## REQUIREMENT
Check every line below for the word "this" and show those that hold it.
+++ DATASET ENTRIES +++
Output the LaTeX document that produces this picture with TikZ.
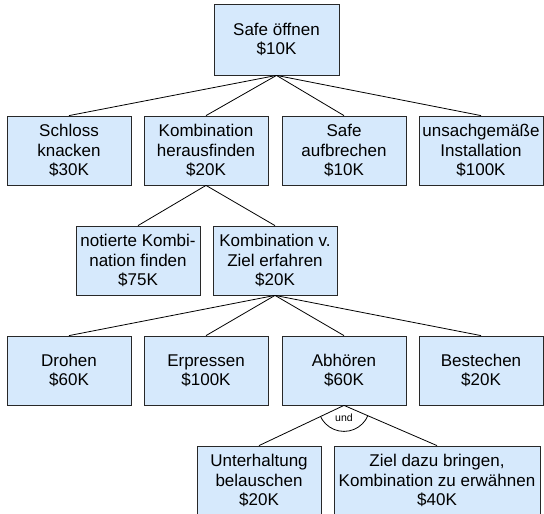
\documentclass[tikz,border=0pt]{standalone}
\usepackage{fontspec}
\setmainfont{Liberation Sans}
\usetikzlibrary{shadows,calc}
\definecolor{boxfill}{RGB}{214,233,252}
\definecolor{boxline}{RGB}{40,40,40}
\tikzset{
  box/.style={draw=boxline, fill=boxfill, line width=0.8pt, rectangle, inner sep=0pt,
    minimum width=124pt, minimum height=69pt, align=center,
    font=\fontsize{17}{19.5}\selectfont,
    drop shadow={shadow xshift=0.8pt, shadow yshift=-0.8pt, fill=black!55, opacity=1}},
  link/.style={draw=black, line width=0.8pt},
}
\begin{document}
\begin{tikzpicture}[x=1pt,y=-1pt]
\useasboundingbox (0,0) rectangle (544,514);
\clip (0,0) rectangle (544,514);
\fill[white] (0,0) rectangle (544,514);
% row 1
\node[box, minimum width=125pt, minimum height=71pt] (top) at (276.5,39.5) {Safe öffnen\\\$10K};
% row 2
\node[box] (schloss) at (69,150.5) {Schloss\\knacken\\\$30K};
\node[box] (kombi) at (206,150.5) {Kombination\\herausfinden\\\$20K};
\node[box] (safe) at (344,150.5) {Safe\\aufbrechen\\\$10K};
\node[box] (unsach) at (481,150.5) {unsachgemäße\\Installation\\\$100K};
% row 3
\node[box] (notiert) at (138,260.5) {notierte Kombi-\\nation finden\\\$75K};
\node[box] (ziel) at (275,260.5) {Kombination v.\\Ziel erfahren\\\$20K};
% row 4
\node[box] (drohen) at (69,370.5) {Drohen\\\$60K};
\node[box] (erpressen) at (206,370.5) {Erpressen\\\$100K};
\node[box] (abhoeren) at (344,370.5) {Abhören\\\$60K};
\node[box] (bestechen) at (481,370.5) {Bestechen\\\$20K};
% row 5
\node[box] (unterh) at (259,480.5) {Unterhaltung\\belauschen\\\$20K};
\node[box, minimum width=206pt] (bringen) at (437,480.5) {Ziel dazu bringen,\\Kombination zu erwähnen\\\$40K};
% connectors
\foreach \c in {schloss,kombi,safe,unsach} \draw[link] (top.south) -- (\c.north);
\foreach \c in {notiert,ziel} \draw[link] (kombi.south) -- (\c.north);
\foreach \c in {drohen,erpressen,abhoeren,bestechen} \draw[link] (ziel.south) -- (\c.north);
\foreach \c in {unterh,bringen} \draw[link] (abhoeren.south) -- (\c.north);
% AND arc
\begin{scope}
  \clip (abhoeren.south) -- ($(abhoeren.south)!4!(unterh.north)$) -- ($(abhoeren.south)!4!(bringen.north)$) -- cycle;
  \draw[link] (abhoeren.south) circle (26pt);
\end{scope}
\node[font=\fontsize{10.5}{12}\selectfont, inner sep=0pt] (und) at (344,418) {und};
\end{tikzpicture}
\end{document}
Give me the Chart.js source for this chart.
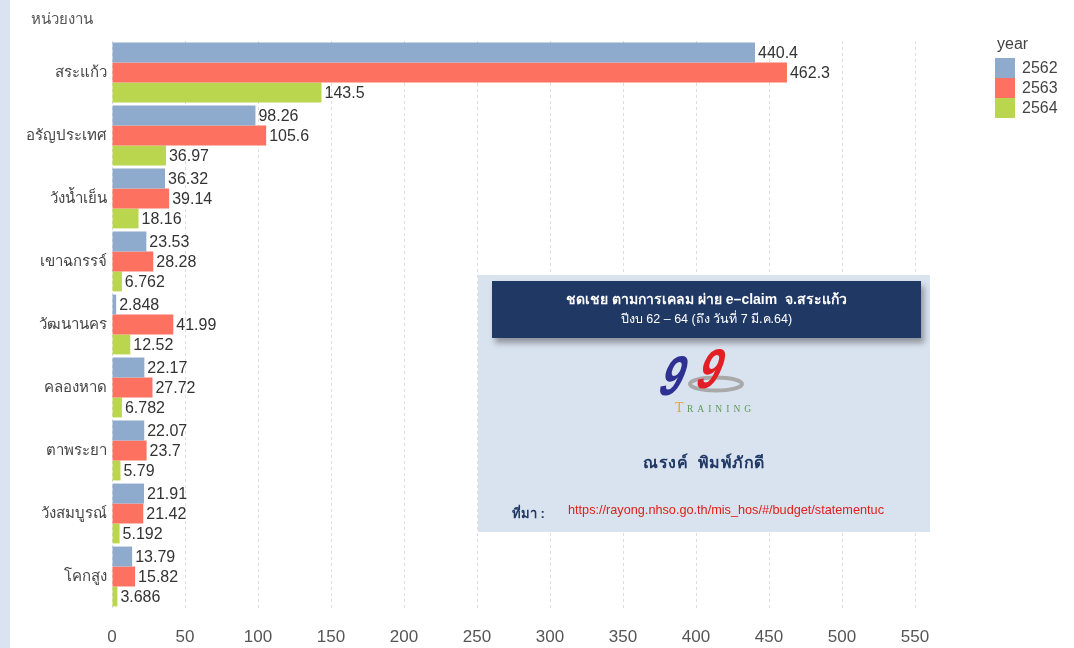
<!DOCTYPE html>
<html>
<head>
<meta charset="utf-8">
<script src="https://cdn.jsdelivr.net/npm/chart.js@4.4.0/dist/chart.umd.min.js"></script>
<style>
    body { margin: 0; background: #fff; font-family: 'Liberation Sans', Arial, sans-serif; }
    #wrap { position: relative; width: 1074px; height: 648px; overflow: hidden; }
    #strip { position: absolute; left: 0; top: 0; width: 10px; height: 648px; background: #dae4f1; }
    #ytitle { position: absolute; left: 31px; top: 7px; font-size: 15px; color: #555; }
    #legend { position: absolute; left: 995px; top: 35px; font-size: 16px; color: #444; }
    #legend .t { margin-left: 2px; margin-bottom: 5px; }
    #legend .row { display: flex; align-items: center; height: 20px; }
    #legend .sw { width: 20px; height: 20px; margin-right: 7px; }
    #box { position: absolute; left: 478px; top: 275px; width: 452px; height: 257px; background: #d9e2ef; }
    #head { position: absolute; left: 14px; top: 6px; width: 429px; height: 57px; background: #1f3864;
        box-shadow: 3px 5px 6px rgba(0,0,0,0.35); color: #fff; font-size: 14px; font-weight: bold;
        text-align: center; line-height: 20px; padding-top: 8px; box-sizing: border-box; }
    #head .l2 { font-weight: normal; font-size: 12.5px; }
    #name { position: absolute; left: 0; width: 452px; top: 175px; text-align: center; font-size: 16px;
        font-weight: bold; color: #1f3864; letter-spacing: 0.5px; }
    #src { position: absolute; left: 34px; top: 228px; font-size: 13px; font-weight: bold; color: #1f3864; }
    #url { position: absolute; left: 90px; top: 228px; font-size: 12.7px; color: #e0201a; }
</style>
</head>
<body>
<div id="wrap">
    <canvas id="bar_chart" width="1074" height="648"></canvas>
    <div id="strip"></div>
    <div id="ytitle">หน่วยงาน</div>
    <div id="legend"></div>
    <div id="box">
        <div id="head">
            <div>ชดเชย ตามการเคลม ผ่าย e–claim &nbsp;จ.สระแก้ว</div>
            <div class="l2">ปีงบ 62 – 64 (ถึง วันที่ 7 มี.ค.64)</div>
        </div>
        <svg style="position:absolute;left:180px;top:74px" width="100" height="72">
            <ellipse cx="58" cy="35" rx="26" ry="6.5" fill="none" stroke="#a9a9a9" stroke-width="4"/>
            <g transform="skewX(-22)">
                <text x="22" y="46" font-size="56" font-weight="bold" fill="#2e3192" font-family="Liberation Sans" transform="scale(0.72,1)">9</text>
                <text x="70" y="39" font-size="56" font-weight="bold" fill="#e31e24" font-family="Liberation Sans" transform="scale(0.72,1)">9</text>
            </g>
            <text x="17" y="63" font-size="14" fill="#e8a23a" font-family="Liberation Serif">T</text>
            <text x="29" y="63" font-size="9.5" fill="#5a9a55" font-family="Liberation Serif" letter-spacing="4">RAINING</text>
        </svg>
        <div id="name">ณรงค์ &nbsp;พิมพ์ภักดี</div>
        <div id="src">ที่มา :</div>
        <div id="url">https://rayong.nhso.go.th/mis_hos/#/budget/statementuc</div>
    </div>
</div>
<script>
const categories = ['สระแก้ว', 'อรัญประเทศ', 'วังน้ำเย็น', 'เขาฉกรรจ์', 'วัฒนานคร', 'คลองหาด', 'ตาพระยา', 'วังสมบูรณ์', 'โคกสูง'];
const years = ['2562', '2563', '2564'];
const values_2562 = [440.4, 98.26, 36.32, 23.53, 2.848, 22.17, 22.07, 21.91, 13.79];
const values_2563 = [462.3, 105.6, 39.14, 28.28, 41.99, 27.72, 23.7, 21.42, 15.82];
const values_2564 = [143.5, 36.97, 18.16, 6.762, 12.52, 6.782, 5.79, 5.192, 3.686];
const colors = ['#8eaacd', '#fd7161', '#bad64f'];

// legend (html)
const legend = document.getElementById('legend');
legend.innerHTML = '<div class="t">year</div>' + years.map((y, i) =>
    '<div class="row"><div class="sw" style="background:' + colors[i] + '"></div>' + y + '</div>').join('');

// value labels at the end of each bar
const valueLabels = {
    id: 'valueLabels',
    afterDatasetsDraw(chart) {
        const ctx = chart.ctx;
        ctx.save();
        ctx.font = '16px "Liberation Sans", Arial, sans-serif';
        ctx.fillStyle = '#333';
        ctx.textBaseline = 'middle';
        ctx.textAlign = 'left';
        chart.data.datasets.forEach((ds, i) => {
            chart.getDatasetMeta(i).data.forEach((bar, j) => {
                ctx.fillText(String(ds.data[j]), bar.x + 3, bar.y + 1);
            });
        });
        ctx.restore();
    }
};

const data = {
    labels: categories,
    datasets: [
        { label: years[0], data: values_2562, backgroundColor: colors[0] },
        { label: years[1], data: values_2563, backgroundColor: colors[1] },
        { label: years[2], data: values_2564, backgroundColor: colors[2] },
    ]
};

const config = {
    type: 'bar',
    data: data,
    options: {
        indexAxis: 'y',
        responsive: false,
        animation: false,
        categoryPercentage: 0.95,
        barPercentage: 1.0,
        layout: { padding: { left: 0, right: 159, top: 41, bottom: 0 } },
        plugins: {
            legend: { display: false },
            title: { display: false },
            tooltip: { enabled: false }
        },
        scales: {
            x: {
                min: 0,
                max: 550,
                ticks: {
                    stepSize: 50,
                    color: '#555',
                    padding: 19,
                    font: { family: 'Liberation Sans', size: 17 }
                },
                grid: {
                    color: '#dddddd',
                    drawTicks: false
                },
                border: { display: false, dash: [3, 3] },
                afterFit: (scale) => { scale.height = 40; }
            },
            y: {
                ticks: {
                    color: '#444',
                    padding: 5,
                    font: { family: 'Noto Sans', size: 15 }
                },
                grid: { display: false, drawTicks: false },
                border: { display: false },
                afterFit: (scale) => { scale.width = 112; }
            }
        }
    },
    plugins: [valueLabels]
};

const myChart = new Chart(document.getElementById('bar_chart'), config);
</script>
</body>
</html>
+++
## RESPONSE
Output the LaTeX document that produces this picture with TikZ.
Give me the Chart.js source for this chart.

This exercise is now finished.